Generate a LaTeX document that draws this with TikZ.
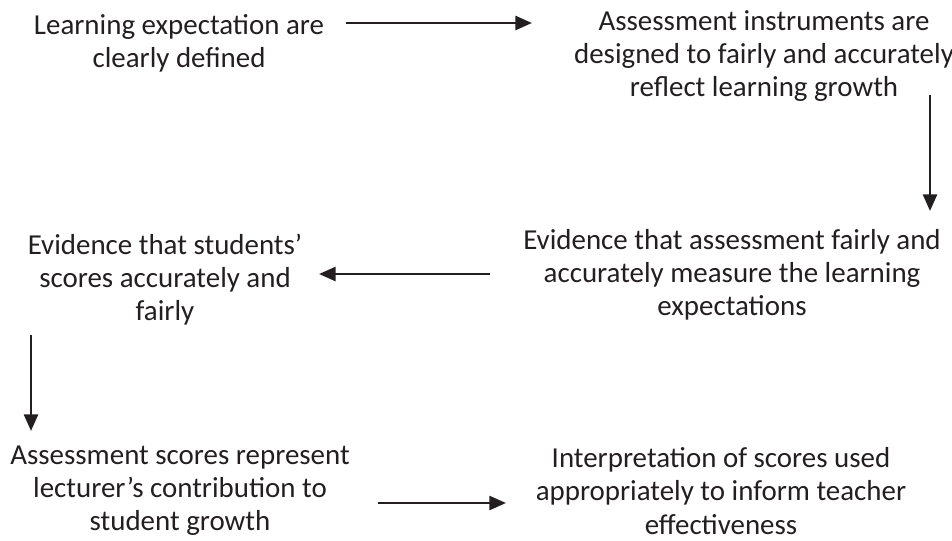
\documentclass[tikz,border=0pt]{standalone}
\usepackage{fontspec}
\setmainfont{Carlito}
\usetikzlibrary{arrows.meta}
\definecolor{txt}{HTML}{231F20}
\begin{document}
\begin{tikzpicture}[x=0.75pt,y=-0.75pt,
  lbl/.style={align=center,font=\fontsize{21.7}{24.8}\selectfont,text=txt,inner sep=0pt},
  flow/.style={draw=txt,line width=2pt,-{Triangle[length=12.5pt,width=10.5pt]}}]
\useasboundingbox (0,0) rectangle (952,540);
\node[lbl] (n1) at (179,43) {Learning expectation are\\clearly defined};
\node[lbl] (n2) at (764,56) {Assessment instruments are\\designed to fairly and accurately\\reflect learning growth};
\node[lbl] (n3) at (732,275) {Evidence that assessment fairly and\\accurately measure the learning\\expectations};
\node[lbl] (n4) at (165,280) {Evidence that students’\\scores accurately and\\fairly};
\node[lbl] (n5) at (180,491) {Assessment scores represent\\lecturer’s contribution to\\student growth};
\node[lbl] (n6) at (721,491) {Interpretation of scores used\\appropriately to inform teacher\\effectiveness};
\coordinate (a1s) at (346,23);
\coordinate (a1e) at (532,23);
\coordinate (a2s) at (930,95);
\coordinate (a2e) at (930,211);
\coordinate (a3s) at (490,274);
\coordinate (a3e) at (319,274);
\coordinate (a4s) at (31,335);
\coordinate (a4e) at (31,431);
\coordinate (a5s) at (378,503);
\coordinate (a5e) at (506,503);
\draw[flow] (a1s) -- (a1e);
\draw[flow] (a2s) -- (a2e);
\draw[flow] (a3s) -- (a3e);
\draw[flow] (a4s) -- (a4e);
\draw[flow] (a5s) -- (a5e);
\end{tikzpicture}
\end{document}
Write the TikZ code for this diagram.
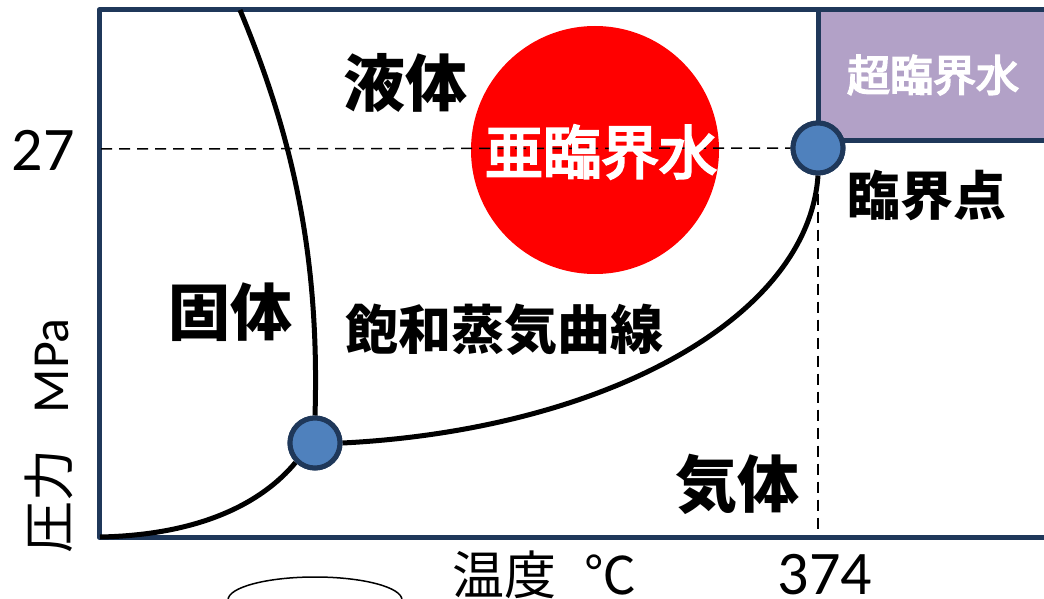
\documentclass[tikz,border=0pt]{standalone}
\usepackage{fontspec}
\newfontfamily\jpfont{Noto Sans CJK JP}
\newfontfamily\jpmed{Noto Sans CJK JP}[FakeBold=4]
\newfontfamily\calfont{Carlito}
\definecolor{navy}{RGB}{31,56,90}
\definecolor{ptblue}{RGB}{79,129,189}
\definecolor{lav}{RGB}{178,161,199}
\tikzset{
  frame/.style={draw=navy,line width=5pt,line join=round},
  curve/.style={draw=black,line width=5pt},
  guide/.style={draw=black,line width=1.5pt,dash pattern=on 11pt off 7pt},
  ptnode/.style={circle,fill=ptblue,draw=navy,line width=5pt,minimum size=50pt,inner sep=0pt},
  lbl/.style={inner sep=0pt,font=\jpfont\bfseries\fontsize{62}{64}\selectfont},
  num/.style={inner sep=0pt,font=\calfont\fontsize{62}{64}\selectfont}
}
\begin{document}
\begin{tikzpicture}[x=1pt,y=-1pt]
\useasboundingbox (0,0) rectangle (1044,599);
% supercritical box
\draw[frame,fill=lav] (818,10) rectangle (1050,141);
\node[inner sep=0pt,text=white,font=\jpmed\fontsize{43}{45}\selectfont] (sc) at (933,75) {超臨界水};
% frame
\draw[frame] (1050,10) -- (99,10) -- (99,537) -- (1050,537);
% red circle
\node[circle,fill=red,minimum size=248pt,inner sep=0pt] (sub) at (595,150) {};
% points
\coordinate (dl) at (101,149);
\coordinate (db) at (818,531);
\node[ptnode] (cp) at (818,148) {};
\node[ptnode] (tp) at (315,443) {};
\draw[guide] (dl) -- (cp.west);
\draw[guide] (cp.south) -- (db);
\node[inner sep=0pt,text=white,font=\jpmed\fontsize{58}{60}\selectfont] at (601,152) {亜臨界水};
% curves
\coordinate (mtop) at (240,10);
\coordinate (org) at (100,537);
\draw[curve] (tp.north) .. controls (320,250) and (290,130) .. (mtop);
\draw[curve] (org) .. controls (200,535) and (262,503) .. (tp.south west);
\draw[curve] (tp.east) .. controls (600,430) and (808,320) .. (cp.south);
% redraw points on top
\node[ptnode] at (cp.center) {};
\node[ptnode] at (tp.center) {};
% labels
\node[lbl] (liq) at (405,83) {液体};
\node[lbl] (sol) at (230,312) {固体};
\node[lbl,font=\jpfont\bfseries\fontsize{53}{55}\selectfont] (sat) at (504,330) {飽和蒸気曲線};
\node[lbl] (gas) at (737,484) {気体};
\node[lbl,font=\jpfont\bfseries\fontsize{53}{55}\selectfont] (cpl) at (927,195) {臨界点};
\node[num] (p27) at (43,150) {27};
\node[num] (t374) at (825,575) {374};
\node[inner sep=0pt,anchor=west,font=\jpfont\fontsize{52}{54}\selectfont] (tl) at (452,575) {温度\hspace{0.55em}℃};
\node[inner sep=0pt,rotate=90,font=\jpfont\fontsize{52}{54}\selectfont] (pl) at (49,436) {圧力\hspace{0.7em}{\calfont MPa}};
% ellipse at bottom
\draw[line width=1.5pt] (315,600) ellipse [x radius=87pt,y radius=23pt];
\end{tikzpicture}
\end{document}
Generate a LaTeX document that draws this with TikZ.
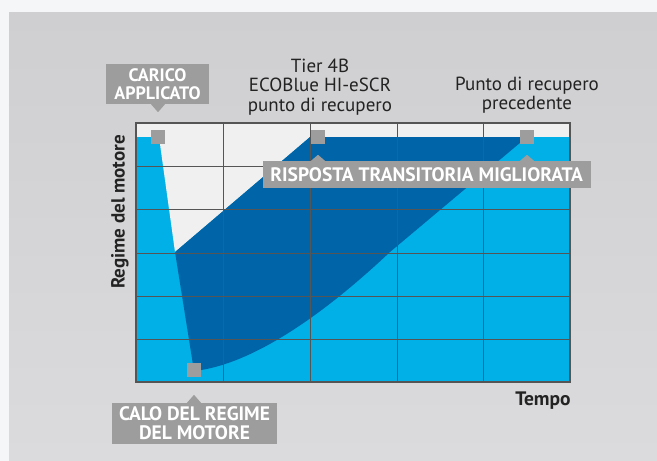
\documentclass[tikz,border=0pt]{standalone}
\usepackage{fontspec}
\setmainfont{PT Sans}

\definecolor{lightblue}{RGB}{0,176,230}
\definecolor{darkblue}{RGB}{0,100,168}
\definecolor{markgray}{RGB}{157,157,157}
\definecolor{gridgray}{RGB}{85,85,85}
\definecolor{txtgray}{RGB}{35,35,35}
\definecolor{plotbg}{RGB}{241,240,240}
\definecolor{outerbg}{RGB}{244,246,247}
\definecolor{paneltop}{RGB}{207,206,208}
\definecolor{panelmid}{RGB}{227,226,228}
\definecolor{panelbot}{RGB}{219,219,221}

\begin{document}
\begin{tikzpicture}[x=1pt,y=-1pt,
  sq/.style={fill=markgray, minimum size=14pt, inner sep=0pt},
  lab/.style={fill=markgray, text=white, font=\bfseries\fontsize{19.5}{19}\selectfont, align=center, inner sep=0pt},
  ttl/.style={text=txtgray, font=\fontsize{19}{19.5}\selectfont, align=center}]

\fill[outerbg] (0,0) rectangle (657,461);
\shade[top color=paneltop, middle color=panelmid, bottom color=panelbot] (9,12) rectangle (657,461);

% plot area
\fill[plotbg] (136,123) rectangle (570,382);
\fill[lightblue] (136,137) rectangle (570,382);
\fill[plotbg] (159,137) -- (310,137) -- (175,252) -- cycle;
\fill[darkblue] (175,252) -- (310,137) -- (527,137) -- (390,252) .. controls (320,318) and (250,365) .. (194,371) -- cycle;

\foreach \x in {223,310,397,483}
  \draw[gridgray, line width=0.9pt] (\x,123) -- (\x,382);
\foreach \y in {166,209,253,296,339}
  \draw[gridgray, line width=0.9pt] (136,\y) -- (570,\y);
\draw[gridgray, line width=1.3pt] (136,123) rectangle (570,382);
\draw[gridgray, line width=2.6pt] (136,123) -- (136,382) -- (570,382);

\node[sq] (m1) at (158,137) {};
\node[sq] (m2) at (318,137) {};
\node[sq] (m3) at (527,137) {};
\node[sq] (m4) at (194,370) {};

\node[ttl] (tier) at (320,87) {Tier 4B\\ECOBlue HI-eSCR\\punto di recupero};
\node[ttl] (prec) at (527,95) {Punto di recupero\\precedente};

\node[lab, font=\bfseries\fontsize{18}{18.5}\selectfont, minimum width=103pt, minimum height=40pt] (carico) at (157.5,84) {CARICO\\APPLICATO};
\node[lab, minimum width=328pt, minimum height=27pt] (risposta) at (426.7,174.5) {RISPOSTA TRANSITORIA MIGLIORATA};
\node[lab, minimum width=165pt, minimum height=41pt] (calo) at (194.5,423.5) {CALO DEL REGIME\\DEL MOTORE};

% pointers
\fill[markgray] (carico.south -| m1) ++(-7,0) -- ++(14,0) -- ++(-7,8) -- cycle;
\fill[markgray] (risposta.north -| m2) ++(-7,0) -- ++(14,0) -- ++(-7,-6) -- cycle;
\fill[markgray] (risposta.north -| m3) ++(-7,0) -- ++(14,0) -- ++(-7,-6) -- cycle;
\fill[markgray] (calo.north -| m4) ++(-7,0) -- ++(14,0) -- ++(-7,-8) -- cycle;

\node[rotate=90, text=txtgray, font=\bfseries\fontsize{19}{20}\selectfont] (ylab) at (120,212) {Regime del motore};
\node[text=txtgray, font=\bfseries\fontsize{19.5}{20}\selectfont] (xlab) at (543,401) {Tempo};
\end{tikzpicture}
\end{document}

Required task
Looking at the material above, count the lines containing the string "that" and reply with the count alone.

Answer to this exercise
4